Data from: Improper data practices erode the quality of global ecological databases and impede the progress of ecological research
Data files
Jan 02, 2024 version files 4.32 MB
-
README.md
404 B
-
TRY_Data_29.12.2023.xlsx
4.32 MB
Abstract
The scientific community has entered an era of big data. However, with big data comes big responsibilities, and best practices for how data are contributed to databases have not kept pace with the collection, aggregation, and analysis of big data. Here, we rigorously assess the quantity of data for specific leaf area (SLA) available within the largest and most frequently used global plant trait database, the TRY Plant Trait Database, exploring how much of the data were applicable (i.e., original, representative, logical, and comparable) and traceable (i.e., published, cited, and consistent). Over three-quarters of the SLA data in TRY either lacked applicability or traceability, leaving only 22.9% of the original data usable compared to the 64.9% typically deemed usable by standard data cleaning protocols. The remaining usable data differed markedly from the original for many species, which led to altered interpretation of ecological analyses. Though the data we consider here make up only 4.5% of SLA data within TRY, similar issues of applicability and traceability likely apply to SLA data for other species as well as other commonly measured, uploaded, and downloaded plant traits. We end with suggested steps forward for global ecological databases, including suggestions for both uploaders to and curators of databases with the hope that, through addressing the issues raised here, we can increase data quality and integrity within the ecological community.
README
There are two additional documents associated with this publication. One is a word document that includes a description of each of the 120 datasets that contained SLA data for the four plant groups within the study (conifers, Plantago, Poa, and Quercus). The second is an excel document that contains the SLA data that was downloaded from TRY and all associated metadata.

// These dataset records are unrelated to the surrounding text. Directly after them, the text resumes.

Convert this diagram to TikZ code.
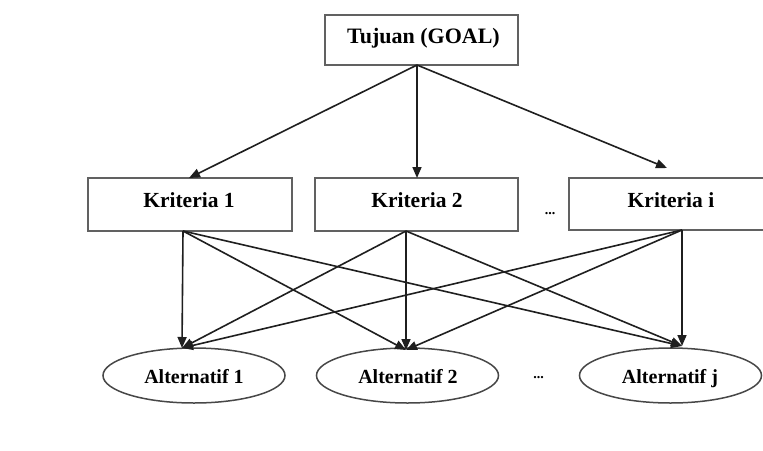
\documentclass[tikz,border=0pt]{standalone}
\usepackage{fontspec}
\setmainfont{Liberation Serif}
\usetikzlibrary{arrows.meta,shapes.geometric}

\begin{document}
\begin{tikzpicture}[x=1pt,y=-1pt,
  box/.style={draw=black!62, line width=1.8pt, fill=white, inner sep=0pt},
  altnode/.style={ellipse, draw=black!72, line width=1.5pt, fill=white, inner sep=0pt,
    minimum width=182pt, minimum height=55pt},
  lbl/.style={anchor=base, inner sep=0pt, font=\bfseries},
  dots/.style={anchor=base, inner sep=0pt, font=\fontsize{14}{14}\selectfont\bfseries},
  conn/.style={draw=black!88, line width=1.6pt,
    -{Triangle[length=11pt,width=9pt]}}]

\useasboundingbox (0,0) rectangle (763,450);
\fill[white] (0,0) rectangle (763,450);

% goal
\node[box, minimum width=193pt, minimum height=50pt] (goal) at (421.5,40) {};
\node[lbl, font=\fontsize{22}{22}\selectfont\bfseries] (goalt) at (423.5,43) {Tujuan (GOAL)};

% criteria
\node[box, minimum width=204pt, minimum height=53pt] (k1) at (190,204.5) {};
\node[box, minimum width=203pt, minimum height=53pt] (k2) at (416.5,204.5) {};
\node[box, minimum width=204pt, minimum height=52pt] (ki) at (671,204) {};
\node[lbl, font=\fontsize{21.5}{21.5}\selectfont\bfseries] (k1t) at (189,207) {Kriteria 1};
\node[lbl, font=\fontsize{21.5}{21.5}\selectfont\bfseries] (k2t) at (417,207) {Kriteria 2};
\node[lbl, font=\fontsize{21.5}{21.5}\selectfont\bfseries] (kit) at (671,207) {Kriteria i};
\node[dots] (kdots) at (550,214) {...};

% alternatives
\node[altnode] (a1) at (194,375.5) {};
\node[altnode] (a2) at (407.5,375.5) {};
\node[altnode] (aj) at (670.5,375.5) {};
\node[lbl, font=\fontsize{20}{20}\selectfont\bfseries] (a1t) at (194,383) {Alternatif 1};
\node[lbl, font=\fontsize{20}{20}\selectfont\bfseries] (a2t) at (408,383) {Alternatif 2};
\node[lbl, font=\fontsize{20}{20}\selectfont\bfseries] (ajt) at (670,383) {Alternatif j};
\node[dots] (adots) at (538.5,378) {...};

% connector ends
\coordinate (gout) at (417,65);
\coordinate (k1in) at (189,178);
\coordinate (k2in) at (417,178);
\coordinate (kiin) at (667,168);
\coordinate (k1out) at (183,231);
\coordinate (k2out) at (406,231);
\coordinate (kiout) at (682,230);
\coordinate (a1in) at (182,348);
\coordinate (a2in) at (406,350);
\coordinate (ajin) at (682,346);

% goal to criteria
\draw[conn] (gout) -- (k1in);
\draw[conn] (gout) -- (k2in);
\draw[conn] (gout) -- (kiin);

% criteria to alternatives
\foreach \k in {k1out,k2out,kiout}
  \foreach \a in {a1in,a2in,ajin}
    \draw[conn] (\k) -- (\a);

\end{tikzpicture}
\end{document}
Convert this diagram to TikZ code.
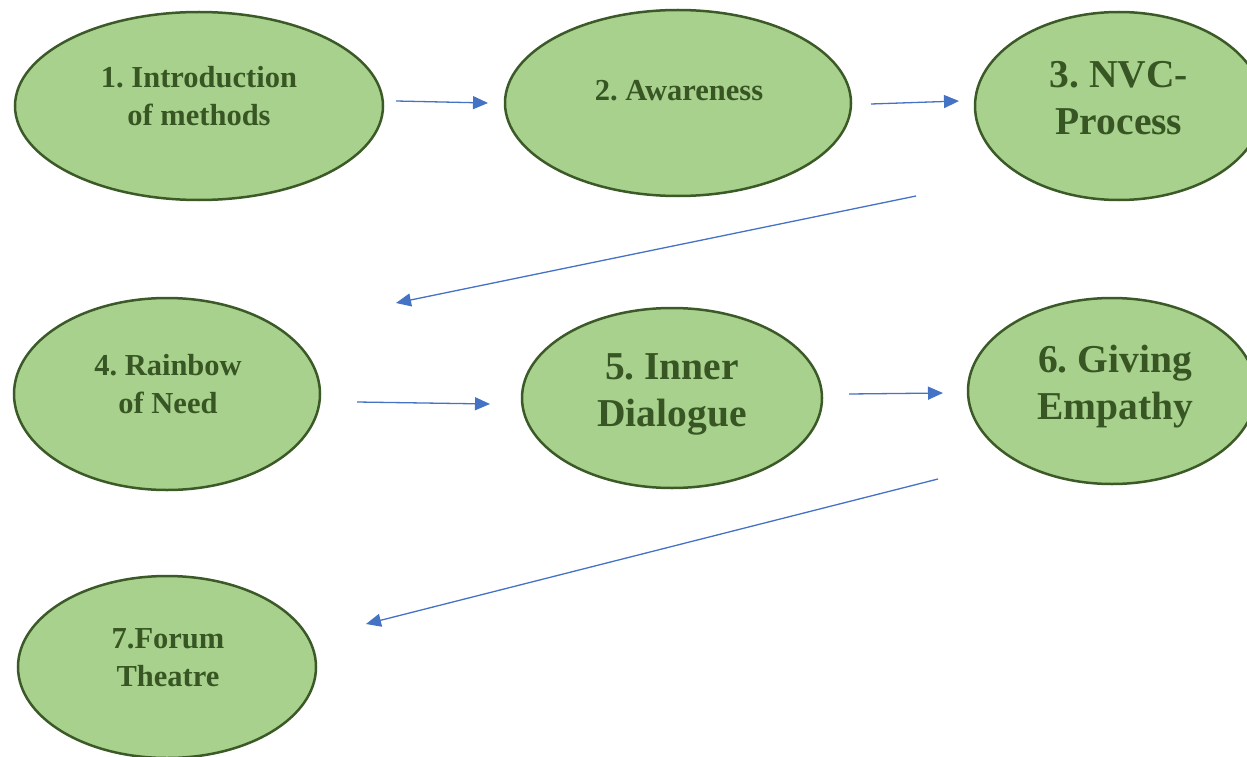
\documentclass[tikz,border=0pt]{standalone}
\usepackage{fontspec}
\setmainfont{Liberation Serif}
\usetikzlibrary{shapes.geometric,arrows.meta}
\definecolor{fillg}{HTML}{A9D18E}
\definecolor{lineg}{HTML}{3B5A27}
\definecolor{textg}{HTML}{375623}
\definecolor{arr}{HTML}{4472C4}
\frenchspacing
\begin{document}
\begin{tikzpicture}[x=1pt,y=-1pt,
 oval/.style={ellipse, draw=lineg, fill=fillg, line width=2.5pt, inner sep=0pt},
 lab/.style={text=textg, align=center, inner sep=0pt, anchor=base},
 small/.style={font=\fontsize{30.5}{38}\selectfont\bfseries},
 big/.style={font=\fontsize{39.5}{47}\selectfont\bfseries},
 conn/.style={draw=arr, line width=1.3pt, -{Triangle[length=15pt,width=13pt]}}]
\useasboundingbox (0,0) rectangle (1247,757);
\clip (0,0) rectangle (1247,757);
% ellipses
\node[oval, minimum width=368pt, minimum height=188pt] (e1) at (199,106) {};
\node[oval, minimum width=346pt, minimum height=186pt] (e2) at (678,103) {};
\node[oval, minimum width=288pt, minimum height=188pt] (e3) at (1119,106) {};
\node[oval, minimum width=306pt, minimum height=192pt] (e4) at (167,394) {};
\node[oval, minimum width=300pt, minimum height=180pt] (e5) at (672,398) {};
\node[oval, minimum width=288pt, minimum height=186pt] (e6) at (1112,391) {};
\node[oval, minimum width=298pt, minimum height=182pt] (e7) at (167,667) {};
% labels (anchor = baseline of last line)
\node[lab, small] (t1) at (199,125) {1. Introduction\\of methods};
\node[lab, small] (t2) at (679,101) {2. Awareness};
\node[lab, big] (t3) at (1119,135) {3. NVC-\\Process};
\node[lab, small] (t4) at (168,413) {4. Rainbow\\of Need};
\node[lab, big] (t5) at (672,426) {5. Inner\\Dialogue};
\node[lab, big] (t6) at (1115,419) {6. Giving\\Empathy};
\node[lab, small] (t7) at (168,686) {7.Forum\\Theatre};
% connector ends
\coordinate (a1s) at (396,101); \coordinate (a1e) at (488,103);
\coordinate (a2s) at (871,104); \coordinate (a2e) at (959,101);
\coordinate (a3s) at (916,196); \coordinate (a3e) at (396,303);
\coordinate (a4s) at (357,402); \coordinate (a4e) at (490,404);
\coordinate (a5s) at (849,394); \coordinate (a5e) at (943,393);
\coordinate (a6s) at (938,479); \coordinate (a6e) at (366,624);
\draw[conn] (a1s) -- (a1e);
\draw[conn] (a2s) -- (a2e);
\draw[conn] (a3s) -- (a3e);
\draw[conn] (a4s) -- (a4e);
\draw[conn] (a5s) -- (a5e);
\draw[conn] (a6s) -- (a6e);
\end{tikzpicture}
\end{document}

Missing data codes: NA and N/A
Methods
SLA data was downlaoded from TRY (traits 3115, 3116, and 3117) for all conifer (Araucariaceae, Cupressaceae, Pinaceae, Podocarpaceae, Sciadopityaceae, and Taxaceae), Plantago, Poa, and Quercus species. The data has not been processed in any way, but additional columns have been added to the datset that provide the viewer with information about where each data point came from, how it was cited, how it was measured, whether it was uploaded correctly, whether it had already been uploaded to TRY, and whether it was uploaded by the individual who collected the data.